As mentioned above, Brighton’s Mat Ryan is one of the three goalkeepers in the Premier League this season to have a pass completion rate of more than 80% and some of that is down to his unerring commitment to the new goal kick regulation. Ryan has played 107 of them to a team-mate inside the penalty box this season, more than any other ‘keeper in the division. It’s a pretty even split between left and right in the box, but note how Ryan goes almost exclusively to the left when he hits goal kicks long. Brighton manager Graham Potter’s usage of the 6-foot-7 Dan Burn at left-back for much of the season is the main reason for that, and it’s a neat illustration of how the sport adapts and moulds around tweaks to the laws. Twenty years ago, Dan Burn would have played solely as a central defender and Mat Ryan would have been trying to knock goal kicks over even his head and trying to get as far up the pitch as possible. A thirst for territory has been replaced by a taste for planned progression.
It’s no surprise to learn then, that Brighton have seen the biggest jump in proportion of short goal kicks from last season to this season. Using the definition of any goal kick that ends within 40m of a team’s goal, the south coast side have gone from around 6% last season to 68% in 2019/20. The arrival of a manager with a more progressive philosophy than his predecessor helps but even so, it’s still a big increase, and puts them in amongst clubs with much bigger reputations, including champions-elect Liverpool and reigning champions Man City.
One thing Mat Ryan has not done during his 18-yard box odyssey this season is play short goal kicks centrally, which still looks and feels like the riskiest manoeuvre available. (It takes a certain amount of time before a human brain accepts or rejects a new/outlawed part of the game: go and watch a match from the 1980s, specifically a moment when a goalkeeper picks up a back pass to experience the feeling in real-time). The obvious issue with centrally taken short goal kicks is that if the defender miscontrols or takes too long, the opposition are likely to get a highly valuable chance right in front of goal. There is clear offensive benefit to the short goal kick as we’ll see later, but the risk is a high-profile mistake that will enrage and bemuse traditionalists. Possibly the most memorable so far in 2019/20 was initiated by Arsenal’s Bernd Leno at Watford in September. As the map below shows, only Mat Ryan has played more goal kicks in his own penalty area than Leno, with the Arsenal man also willing to take that risk and go centrally on occasion.

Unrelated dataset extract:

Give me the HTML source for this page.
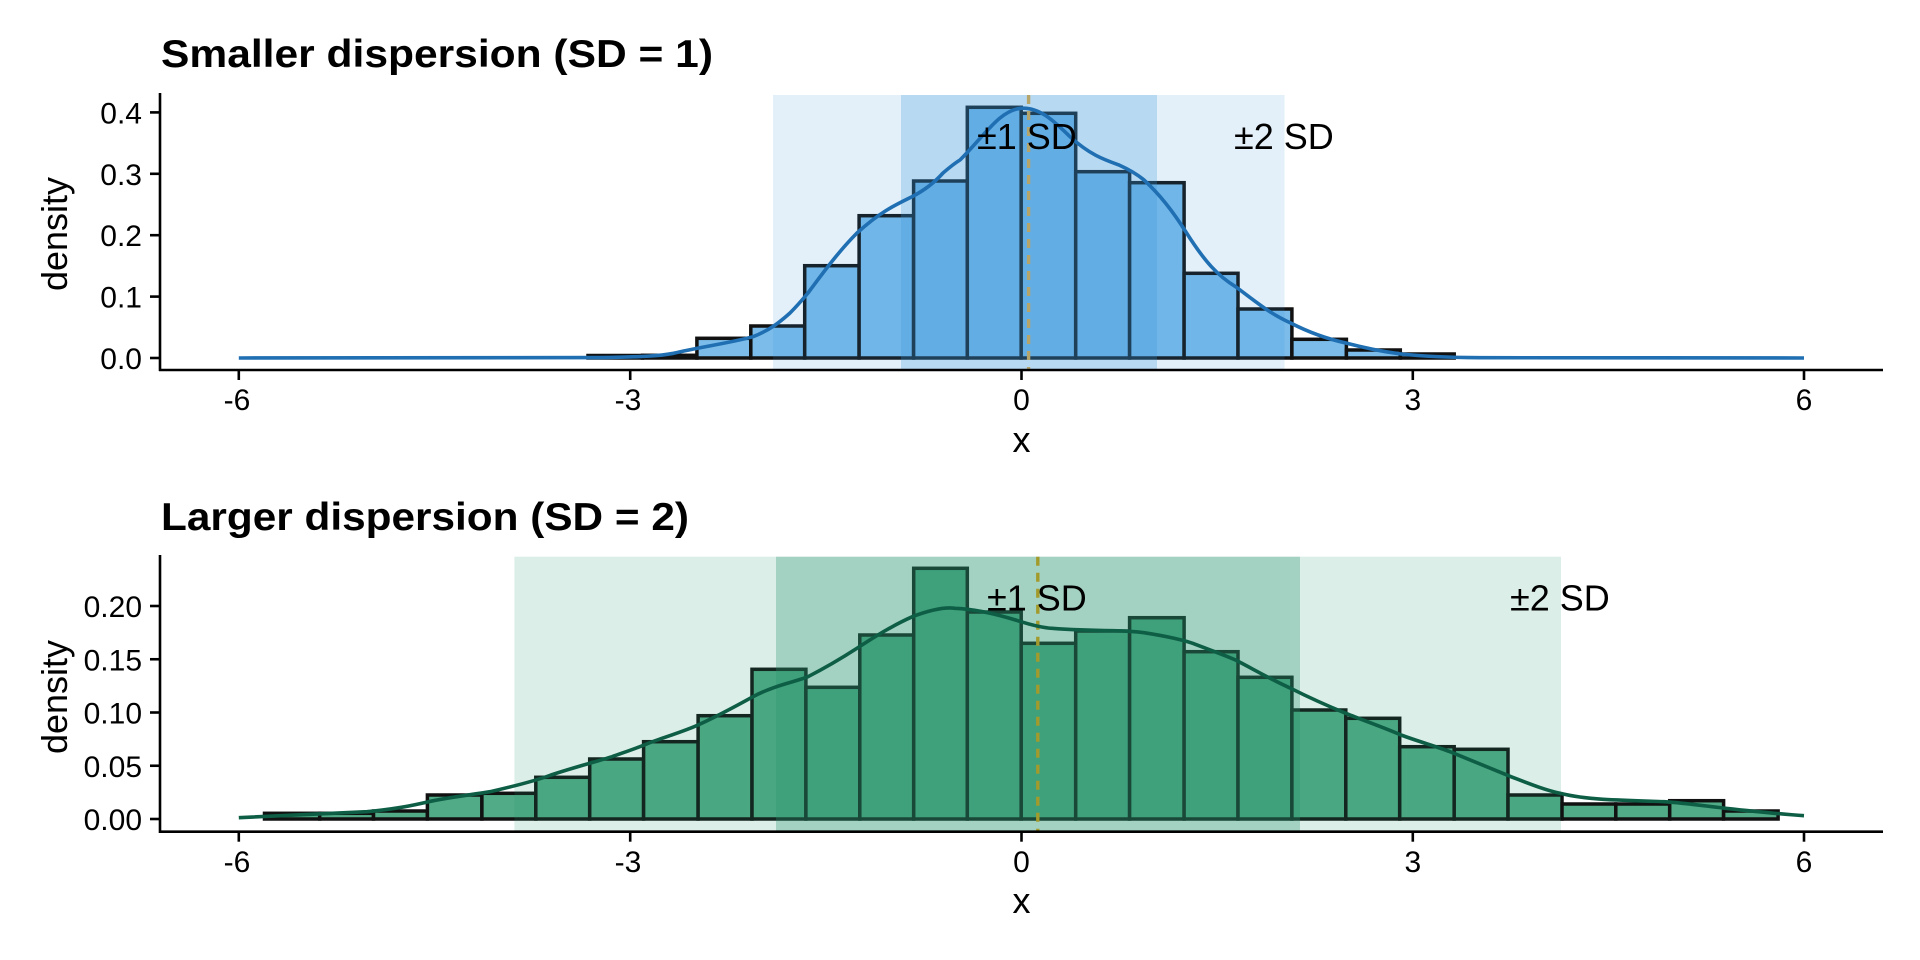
<!DOCTYPE html>
<html><head><meta charset="utf-8"><style>
html,body{margin:0;padding:0;background:#fff;}
svg{display:block;font-family:"Liberation Sans",Arial,sans-serif;}
</style></head><body>
<svg width="1920" height="960" viewBox="0 0 1920 960" xmlns="http://www.w3.org/2000/svg">
<rect width="1920" height="960" fill="#fff"/>

<!-- ================= PANEL 1 ================= -->
<text x="161" y="67" font-size="39" font-weight="bold" textLength="552" lengthAdjust="spacingAndGlyphs">Smaller dispersion (SD = 1)</text>
<g stroke="#111" stroke-width="3.5" fill="#7bbcea">
<rect x="588" y="355.5" width="54.5" height="2.5"/>
<rect x="642.5" y="355.3" width="54.4" height="2.7"/>
<rect x="696.9" y="338.3" width="53.9" height="19.7"/>
<rect x="750.8" y="326" width="53.9" height="32"/>
<rect x="804.7" y="265.7" width="54.4" height="92.3"/>
<rect x="859.1" y="215.7" width="54.5" height="142.3"/>
<rect x="913.6" y="181" width="53.7" height="177"/>
<rect x="967.3" y="107.3" width="53.9" height="250.7"/>
<rect x="1021.2" y="113.3" width="54.5" height="244.7"/>
<rect x="1075.7" y="171.7" width="53.9" height="186.3"/>
<rect x="1129.6" y="182.7" width="54.5" height="175.3"/>
<rect x="1184.1" y="273.3" width="53.9" height="84.7"/>
<rect x="1238" y="309" width="53.9" height="49"/>
<rect x="1291.9" y="339.3" width="54.5" height="18.7"/>
<rect x="1346.4" y="350" width="53.9" height="8"/>
<rect x="1400.3" y="354" width="53.9" height="4"/>
</g>
<rect x="773" y="95" width="511.5" height="275" fill="rgb(60,150,220)" fill-opacity="0.143"/>
<rect x="901" y="95" width="256" height="275" fill="rgb(60,150,220)" fill-opacity="0.253"/>
<line x1="1028.6" y1="95" x2="1028.6" y2="370" stroke="#b5a56a" stroke-width="3.4" stroke-dasharray="9,7"/>
<path d="M238.8,358 L600,357.6 C640,357 660,356 673.6,353.3 C700,347 730,343 753,336.7 C770,330 780,322 790,313 C798,305 803,299 808,293 C825,270 840,250 857,233 C880,212 895,205 912,196.7 C925,190 935,182 943,173 C950,167 955,163 960,160 C985,135 1000,110 1021,108.3 C1040,107 1055,122 1070,136.7 C1090,155 1105,160 1119,165 C1130,170 1138,175 1144,180 C1160,195 1172,210 1186.6,233 C1205,262 1218,276 1235.6,286.7 C1255,301 1270,314 1290.7,323 C1310,333 1328,339 1345.8,343 C1365,348 1385,352 1401,354 C1430,357 1455,357.5 1480,357.7 L1804,358" fill="none" stroke="#1f6fb2" stroke-width="3.6"/>
<text x="977" y="149" font-size="36">±1 SD</text>
<text x="1234" y="149" font-size="36">±2 SD</text>
<g stroke="#000" stroke-width="2.6">
<line x1="160" y1="93" x2="160" y2="371"/>
<line x1="159" y1="370" x2="1883" y2="370"/>
<line x1="150" y1="358" x2="160" y2="358"/>
<line x1="150" y1="296.6" x2="160" y2="296.6"/>
<line x1="150" y1="235.2" x2="160" y2="235.2"/>
<line x1="150" y1="173.8" x2="160" y2="173.8"/>
<line x1="150" y1="112.4" x2="160" y2="112.4"/>
<line x1="238.8" y1="370" x2="238.8" y2="380"/>
<line x1="630.2" y1="370" x2="630.2" y2="380"/>
<line x1="1021.5" y1="370" x2="1021.5" y2="380"/>
<line x1="1412.8" y1="370" x2="1412.8" y2="380"/>
<line x1="1804" y1="370" x2="1804" y2="380"/>
</g>
<g font-size="30" text-anchor="end">
<text x="142" y="369">0.0</text>
<text x="142" y="307.6">0.1</text>
<text x="142" y="246.2">0.2</text>
<text x="142" y="184.8">0.3</text>
<text x="142" y="123.4">0.4</text>
</g>
<g font-size="30" text-anchor="middle">
<text x="237" y="410">-6</text>
<text x="628" y="410">-3</text>
<text x="1021.5" y="410">0</text>
<text x="1412.8" y="410">3</text>
<text x="1804" y="410">6</text>
</g>
<text x="1021.5" y="452" font-size="36" text-anchor="middle">x</text>
<text transform="translate(67,234) rotate(-90)" font-size="36" text-anchor="middle">density</text>

<!-- ================= PANEL 2 ================= -->
<text x="161" y="530" font-size="39" font-weight="bold" textLength="528" lengthAdjust="spacingAndGlyphs">Larger dispersion (SD = 2)</text>
<g stroke="#111" stroke-width="3.5" fill="#50ab86">
<rect x="264.5" y="813.3" width="55.2" height="5.7"/>
<rect x="319.7" y="813.3" width="53.8" height="5.7"/>
<rect x="373.5" y="811" width="53.9" height="8"/>
<rect x="427.4" y="795" width="54.5" height="24"/>
<rect x="481.9" y="793.3" width="53.9" height="25.7"/>
<rect x="535.8" y="777.3" width="53.9" height="41.7"/>
<rect x="589.7" y="759" width="53.9" height="60"/>
<rect x="643.6" y="741.7" width="54.5" height="77.3"/>
<rect x="698.1" y="715.7" width="53.9" height="103.3"/>
<rect x="752" y="669.3" width="53.9" height="149.7"/>
<rect x="805.9" y="687.3" width="53.9" height="131.7"/>
<rect x="859.8" y="635" width="53.9" height="184"/>
<rect x="913.7" y="568.3" width="53.6" height="250.7"/>
<rect x="967.3" y="612" width="53.9" height="207"/>
<rect x="1021.2" y="643.3" width="54.5" height="175.7"/>
<rect x="1075.7" y="631" width="53.9" height="188"/>
<rect x="1129.6" y="617.7" width="54.5" height="201.3"/>
<rect x="1184.1" y="651.7" width="53.9" height="167.3"/>
<rect x="1238" y="677.3" width="53.9" height="141.7"/>
<rect x="1291.9" y="710" width="53.9" height="109"/>
<rect x="1345.8" y="718.3" width="53.9" height="100.7"/>
<rect x="1399.7" y="746.7" width="54.5" height="72.3"/>
<rect x="1454.2" y="749.3" width="53.8" height="69.7"/>
<rect x="1508" y="795" width="54" height="24"/>
<rect x="1562" y="804" width="53.8" height="15"/>
<rect x="1615.8" y="804" width="53.9" height="15"/>
<rect x="1669.7" y="800.7" width="53.9" height="18.3"/>
<rect x="1723.6" y="811" width="54.5" height="8"/>
</g>
<rect x="514.4" y="556.7" width="1046.6" height="275" fill="rgb(40,150,110)" fill-opacity="0.16"/>
<rect x="776" y="556.7" width="524" height="275" fill="rgb(40,150,110)" fill-opacity="0.31"/>
<line x1="1037.8" y1="556.7" x2="1037.8" y2="831.7" stroke="#a39a2c" stroke-width="3.4" stroke-dasharray="9,7"/>
<path d="M238.8,817.7 C300,815 340,813 367,811.7 C395,809 410,806 428.6,801.7 C450,797 470,795 490,791.7 C515,786 535,781 551,775 C575,767 595,762 612,756.7 C628,751 640,747 649,743 C665,737 685,731 698,725 C718,716 738,705 753,696.7 C775,685 795,682 808,676.7 C825,668 842,658 857,648.3 C880,633 898,623 912.4,616.7 C930,610 945,607 955,608.3 C975,609 1000,615 1021,621.7 C1035,626 1045,628 1052,628.3 C1075,630 1100,630.5 1113,630.7 C1125,631 1135,631.5 1144,632.7 C1165,636 1180,639 1192.7,643.3 C1210,650 1222,654 1235.6,660 C1255,670 1270,679 1290.7,688.3 C1310,698 1328,706 1345.8,713.3 C1365,721 1385,728 1401,735 C1420,742 1435,746 1450,751.7 C1475,762 1495,770 1511,776.7 C1530,784 1545,790 1560,793.3 C1575,797 1590,798.5 1603,799.3 C1625,800.5 1645,801 1664,801.7 C1685,803 1705,806 1725.5,808.3 C1755,811.5 1780,814 1804,815.7" fill="none" stroke="#0e5e46" stroke-width="3.6"/>
<text x="987" y="610.5" font-size="36">±1 SD</text>
<text x="1510" y="610.5" font-size="36">±2 SD</text>
<g stroke="#000" stroke-width="2.6">
<line x1="160" y1="555" x2="160" y2="833"/>
<line x1="159" y1="831.7" x2="1883" y2="831.7"/>
<line x1="150" y1="819" x2="160" y2="819"/>
<line x1="150" y1="765.75" x2="160" y2="765.75"/>
<line x1="150" y1="712.5" x2="160" y2="712.5"/>
<line x1="150" y1="659.25" x2="160" y2="659.25"/>
<line x1="150" y1="606" x2="160" y2="606"/>
<line x1="238.8" y1="831.7" x2="238.8" y2="841.7"/>
<line x1="630.2" y1="831.7" x2="630.2" y2="841.7"/>
<line x1="1021.5" y1="831.7" x2="1021.5" y2="841.7"/>
<line x1="1412.8" y1="831.7" x2="1412.8" y2="841.7"/>
<line x1="1804" y1="831.7" x2="1804" y2="841.7"/>
</g>
<g font-size="30" text-anchor="end">
<text x="142" y="830">0.00</text>
<text x="142" y="776.75">0.05</text>
<text x="142" y="723.5">0.10</text>
<text x="142" y="670.25">0.15</text>
<text x="142" y="617">0.20</text>
</g>
<g font-size="30" text-anchor="middle">
<text x="237" y="872">-6</text>
<text x="628" y="872">-3</text>
<text x="1021.5" y="872">0</text>
<text x="1412.8" y="872">3</text>
<text x="1804" y="872">6</text>
</g>
<text x="1021.5" y="913" font-size="36" text-anchor="middle">x</text>
<text transform="translate(67,697) rotate(-90)" font-size="36" text-anchor="middle">density</text>
</svg>
</body></html>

The Watford mistake came after Leno passed the ball from the centre of his goal to Sokratis, the defender standing not only in his goalkeeper’s six-yard box but also on his own goal-line. There are few snapshots that can immediately date a football match but this is quite clearly a game from 2019 or later, as before that point you would simply never have seen this set up. Even now, it still looks either bizarre or refreshing, depending on your preference.
Back to the match and by the time Sokratis has control of the ball he is being closed down by Gerard Deulofeu. He could at this point literally mirror an old fashioned goal kick and hit it downfield, but this is September 2019 and things don’t work like that anymore. Instead, the defender persists with the planned delivery, which is to Matteo Guendouzi on the edge of the penalty area.
But as we see in the third image, Deulofeu intercepts and deflects the ball to Tom Cleverley, who scores past Leno to pull Watford back into a game they were losing 2-0 at this point. Leno taking the goal kick to Cleverley’s goal is about 4.7 seconds; the derision directed at Leno, Arsenal and Unai Emery lasted much longer. Leno might even have thought of Leigh Roose’s words from long ago, “He must be an instinctive lover of the game, otherwise goalkeeping will take it out of a man if he is not devoted to it.”
So if the risk of doing a Leno is hard-wired into any short goal kick, why has it been embraced so widely by most Premier League teams? The answer is that in terms of progressing the ball, short goal kicks are simply more effective than long ones. As the map below shows, every single club has progressed the ball further when they go short. There is variance between clubs (ironically, given Mat Ryan’s predilections, Brighton have the smallest difference) but this is largely based on styles of play and size of players. Even clubs like Burnley and Sheffield United, who have so far almost ignored the new in-box law, just about adhere.
So in the space of one paragraph, you may gone from seething rage at Bernd Leno’s mistake at Vicarage Road, to quiet conviction that, no, actually the way forward for football teams is to play out constructively from the back. Johan, Josep, they were right. As always, though, the answer is somewhere in the middle. You’ll get better attacking output when your sequences start with short goal kicks but you’ll also see the opposition create higher-quality chances. It’s also dependent on the players at your disposal. There have been admirable attempts at short goal kick play construction in the lower leagues this season, but there have also been numerous mistakes of the Leno/Sokratis type too, and these hurt even more when you don’t have Premier League-level attacking players to try and make amends. Even Manchester City will go long with a goal kick if they’re leading by one goal and there’s minutes to go, or they have Kyle Walker in goal.
In other words, football’s eternal balance between space, time and the laws is unshakable.